(Work required):
Below is a listing to write out in full, exactly as given, without its pictures.

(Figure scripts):
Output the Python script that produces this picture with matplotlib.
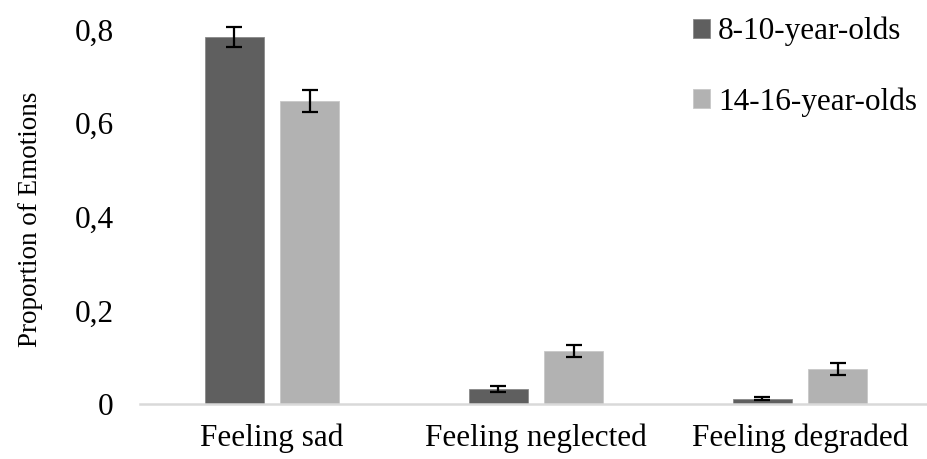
import matplotlib
matplotlib.use("Agg")
import matplotlib.pyplot as plt
import numpy as np

categories = ["Feeling sad", "Feeling neglected", "Feeling degraded"]
series_names = ["8-10-year-olds", "14-16-year-olds"]
young = [0.784, 0.032, 0.011]
young_err = [0.022, 0.006, 0.003]
old = [0.647, 0.113, 0.075]
old_err = [0.023, 0.013, 0.012]
yticks = [0, 0.2, 0.4, 0.6, 0.8]
ytick_labels = ["0", "0,2", "0,4", "0,6", "0,8"]

plt.rcParams['font.family'] = ['Liberation Serif', 'DejaVu Serif']
W, H = 928, 459
fig = plt.figure(figsize=(W / 100, H / 100), dpi=100)
ax = fig.add_axes([140 / W, 55 / H, 792 / W, 383.8 / H])

x = np.arange(len(categories))
off = 0.143
bw = 0.224
c1, c2 = "#5f5f5f", "#b2b2b2"
ax.bar(x - off, young, bw, color=c1, edgecolor="#8a8a8a", linewidth=0.6, label=series_names[0], zorder=2)
ax.bar(x + off, old, bw, color=c2, edgecolor="#c8c8c8", linewidth=0.6, label=series_names[1], zorder=2)
ax.errorbar(x - off, young, yerr=young_err, fmt="none", ecolor="black", elinewidth=1.6, capsize=6, capthick=1.6, zorder=3, clip_on=False)
ax.errorbar(x + off, old, yerr=old_err, fmt="none", ecolor="black", elinewidth=1.6, capsize=6, capthick=1.6, zorder=3, clip_on=False)

fs = 22.5
ax.set_xlim(-0.5, 2.5)
ax.set_ylim(0, 0.82)
ax.set_yticks(yticks)
ax.set_yticklabels(ytick_labels, fontsize=fs)
ax.set_xticks(x)
ax.set_xticklabels(categories, fontsize=fs)
ax.tick_params(axis="y", length=0, pad=19)
ax.tick_params(axis="x", length=0, pad=14)
for s in ["top", "right", "left"]:
    ax.spines[s].set_visible(False)
ax.spines["bottom"].set_color("#d9d9d9")
ax.spines["bottom"].set_linewidth(1.8)
ax.set_ylabel("Proportion of Emotions", fontsize=19.5)
ax.yaxis.set_label_coords((43 - 140) / 792, 0.48)

leg = ax.legend(loc="upper left", bbox_to_anchor=(693 / W, 1 - 17 / H), bbox_transform=fig.transFigure,
                frameon=False, fontsize=fs, handlelength=0.55, handleheight=0.55,
                handletextpad=0.25, labelspacing=1.3, borderaxespad=0, borderpad=0)

fig.savefig("out.png", dpi=100)
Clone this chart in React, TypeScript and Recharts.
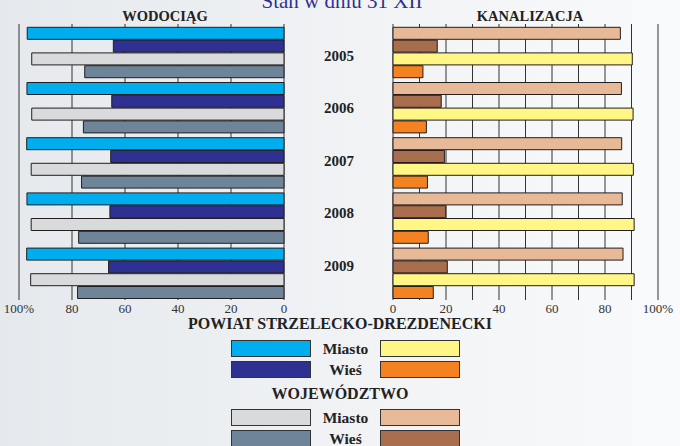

(Task solution):
Output the Python script that produces this picture with matplotlib.
import matplotlib
matplotlib.use("Agg")
import matplotlib.pyplot as plt
import numpy as np

categories = ["Feeling sad", "Feeling neglected", "Feeling degraded"]
series_names = ["8-10-year-olds", "14-16-year-olds"]
young = [0.784, 0.032, 0.011]
young_err = [0.022, 0.006, 0.003]
old = [0.647, 0.113, 0.075]
old_err = [0.023, 0.013, 0.012]
yticks = [0, 0.2, 0.4, 0.6, 0.8]
ytick_labels = ["0", "0,2", "0,4", "0,6", "0,8"]

plt.rcParams['font.family'] = ['Liberation Serif', 'DejaVu Serif']
W, H = 928, 459
fig = plt.figure(figsize=(W / 100, H / 100), dpi=100)
ax = fig.add_axes([140 / W, 55 / H, 792 / W, 383.8 / H])

x = np.arange(len(categories))
off = 0.143
bw = 0.224
c1, c2 = "#5f5f5f", "#b2b2b2"
ax.bar(x - off, young, bw, color=c1, edgecolor="#8a8a8a", linewidth=0.6, label=series_names[0], zorder=2)
ax.bar(x + off, old, bw, color=c2, edgecolor="#c8c8c8", linewidth=0.6, label=series_names[1], zorder=2)
ax.errorbar(x - off, young, yerr=young_err, fmt="none", ecolor="black", elinewidth=1.6, capsize=6, capthick=1.6, zorder=3, clip_on=False)
ax.errorbar(x + off, old, yerr=old_err, fmt="none", ecolor="black", elinewidth=1.6, capsize=6, capthick=1.6, zorder=3, clip_on=False)

fs = 22.5
ax.set_xlim(-0.5, 2.5)
ax.set_ylim(0, 0.82)
ax.set_yticks(yticks)
ax.set_yticklabels(ytick_labels, fontsize=fs)
ax.set_xticks(x)
ax.set_xticklabels(categories, fontsize=fs)
ax.tick_params(axis="y", length=0, pad=19)
ax.tick_params(axis="x", length=0, pad=14)
for s in ["top", "right", "left"]:
    ax.spines[s].set_visible(False)
ax.spines["bottom"].set_color("#d9d9d9")
ax.spines["bottom"].set_linewidth(1.8)
ax.set_ylabel("Proportion of Emotions", fontsize=19.5)
ax.yaxis.set_label_coords((43 - 140) / 792, 0.48)

leg = ax.legend(loc="upper left", bbox_to_anchor=(693 / W, 1 - 17 / H), bbox_transform=fig.transFigure,
                frameon=False, fontsize=fs, handlelength=0.55, handleheight=0.55,
                handletextpad=0.25, labelspacing=1.3, borderaxespad=0, borderpad=0)

fig.savefig("out.png", dpi=100)
Clone this chart in React, TypeScript and Recharts.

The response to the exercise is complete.